Schlueterstrasse 27 centers around a woman — playwright Andrea Stolowitz herself, in this case — tracing her family’s roots and history in Berlin after discovering her grandfather’s diary at the United States Holocaust Memorial Museum.
Andrea Stolowitz had been to Berlin before, but she returned in 2015 for a different reason.
She was looking for her family — or where in the city her family used to live.
It was part of her journey as she was writing her new play, Schlueterstrasse 27, which will be presented by PlayPenn, a new play development organization, with a free reading at the National Museum of American Jewish History at 7 p.m. on May 16.
The play centers around a woman — Stolowitz herself, in this case — tracing her family’s roots and history in Berlin after discovering her grandfather’s diary at the United States Holocaust Memorial Museum.
Stolowitz grew up in New York before moving to Portland, Ore. She began her college career as a Russian literature major and studied abroad in Moscow in the early 1990s. There she fell in love with the theater scene.
She went to see plays all the time as tickets were cheap.
“I kept going to the theater and I kept thinking, ‘Wow, I want to do this, I don’t want to be a Russian lit major,’” she recalled.
At 21, she considered herself already “too old” to be an actor, she said with a laugh. But it did get her thinking about playwriting or directing. Following that passion, she transferred to Barnard College and later got her MFA in playwriting from University of California-San Diego.

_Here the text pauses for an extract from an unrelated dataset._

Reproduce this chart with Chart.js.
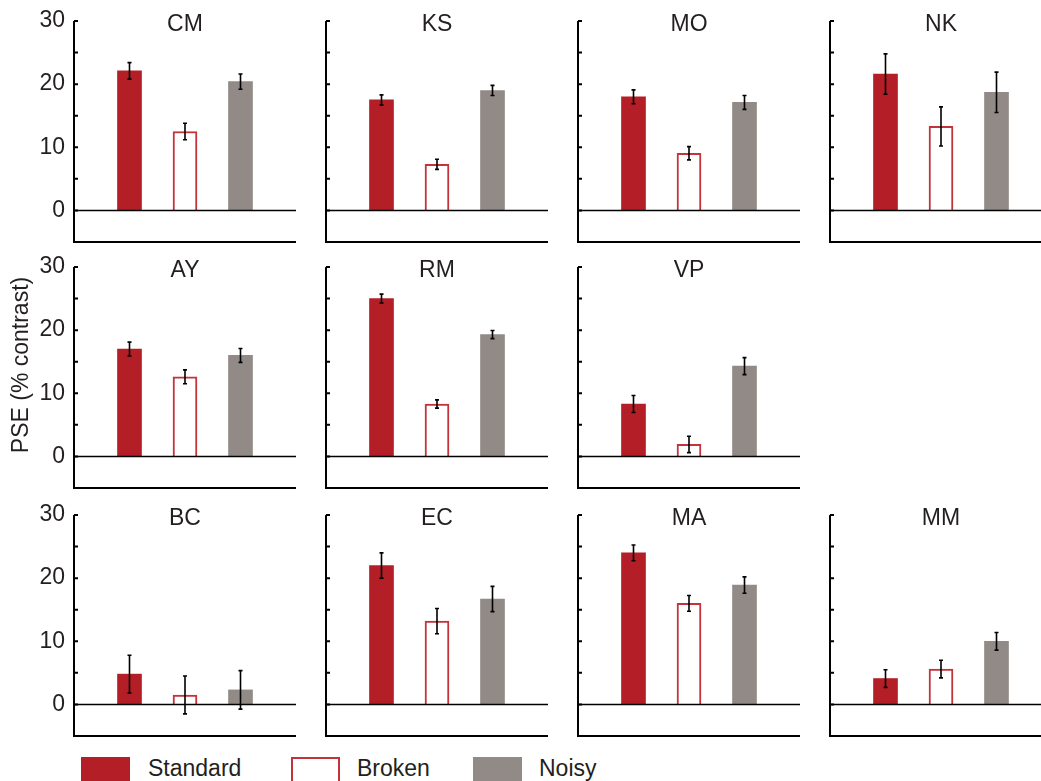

Since then, she has written six award-winning plays that have been performed nationally.
Schlueterstrasse 27, however — the street her great-grandfather lived on — is a departure from her other plays, not only because it’s the first directly autobiographical work she’s done, but because she’s a character in it.
She also doesn’t usually work off of a document that has importance to her family, she added.
“What became clear was the interesting part of the story was my trying to find these things out, not necessarily what’s in the diary,” she said. “It ended up being that I’m a character in my own play, which is kind of hilariously theatrical.”
Backing up to 1936, her great-grandfather, a doctor, escaped Berlin and he and his family settled in New York City between 1936 and 1939. He then started a diary , half in German, half in English.
Stolowitz’s mother had the diary for a long time, and it kept “bopping” around between relatives until eventually her mother donated it to the U.S. Holocaust Memorial Museum.
“The archivist there sent me a full-scan color copy that I put on my shelf for 10 years and never opened,” she said.
Then, her husband, a professor, was taking a sabbatical year, and they went to Berlin. She started to think about what she could do while they were there.
She thought of her own family history.
“Their whole narrative was they were fleeing their country and had kids in America,” she said, adding her great-grandmother also escaped. She began thinking about how later generation of survivors fared.
“It became interesting to me to see how much of that was at play in my family. I wanted to know what in this weird way — are we crazy because of the Holocaust or would we be crazy anyway? And I say crazy lightly and jokingly.”
Once she got to thinking about that aspect of her family, she came up with an idea of what to do in Berlin.
“I thought, ‘Well, I’m going to Berlin, my great-grandfather is from Berlin, he started this diary in 1939 in New York for his grandchildren, he knew he would have grandchildren in the U.S.,’” she said, adding why the diary switches to English. “I thought, well, let me take this diary and use archives in Berlin to figure out more about this story — whatever the story is. I wrote some proposals and got some grants, and off we went.”
He wrote the diary from 1939 to 1948, and Stolowitz began discovering more about her family she wasn’t even sure her family knew about, such as cousins her great-grandfather had in Berlin who perished in the Holocaust. She got address books and went around to the houses to try and figure out who lived there.
She worked with archivists who found original documents, including applications for restitution for loss of property and even her great-grandfather’s will. She reviewed these documents determining what should be put in the play and used the diary as a resource.
“It’s not a historical document that he creates to narrate history — it’s basically bedtime stories for his grandchildren,” she said.
She also had to remember the diary was not objective, as it was his perspective on things, but used that along with other resources, such as her family, to shape the story.
“The mission of the play is to kind of find everyone who is lost and finding them,” she said. “If they lived, where did they go? Are they family, and what does that mean?”
Her character’s journey in the play of discovering her family parallels that of her great-grandfather writing the diary and discovering what their family’s future is in their new surroundings.
Putting her family in the play was complicated, just as it was for her to include herself.
She wanted to make the play the story of her family specifically, and make it different.
“Part of the things I felt like were hard about this play is in some way writing about the Holocaust because it is very easy to make that story a story we already all know,” she said. “This is a play about people who are changed by history because they have to flee, and this is what happens three generations later.”
She is hoping the play will help the audience think differently about survival.
“Just because you’re lucky to have survived and didn’t go to the camps doesn’t mean that nothing happened to you, and I feel like that recognition is important because it really shapes a lot of family dynamic,” she said, including her own. “It’s part of the experience, it’s a big experience and nobody’s experience of the experience should be not counted.”
The play will make its world premiere at the English Theatre Berlin in October.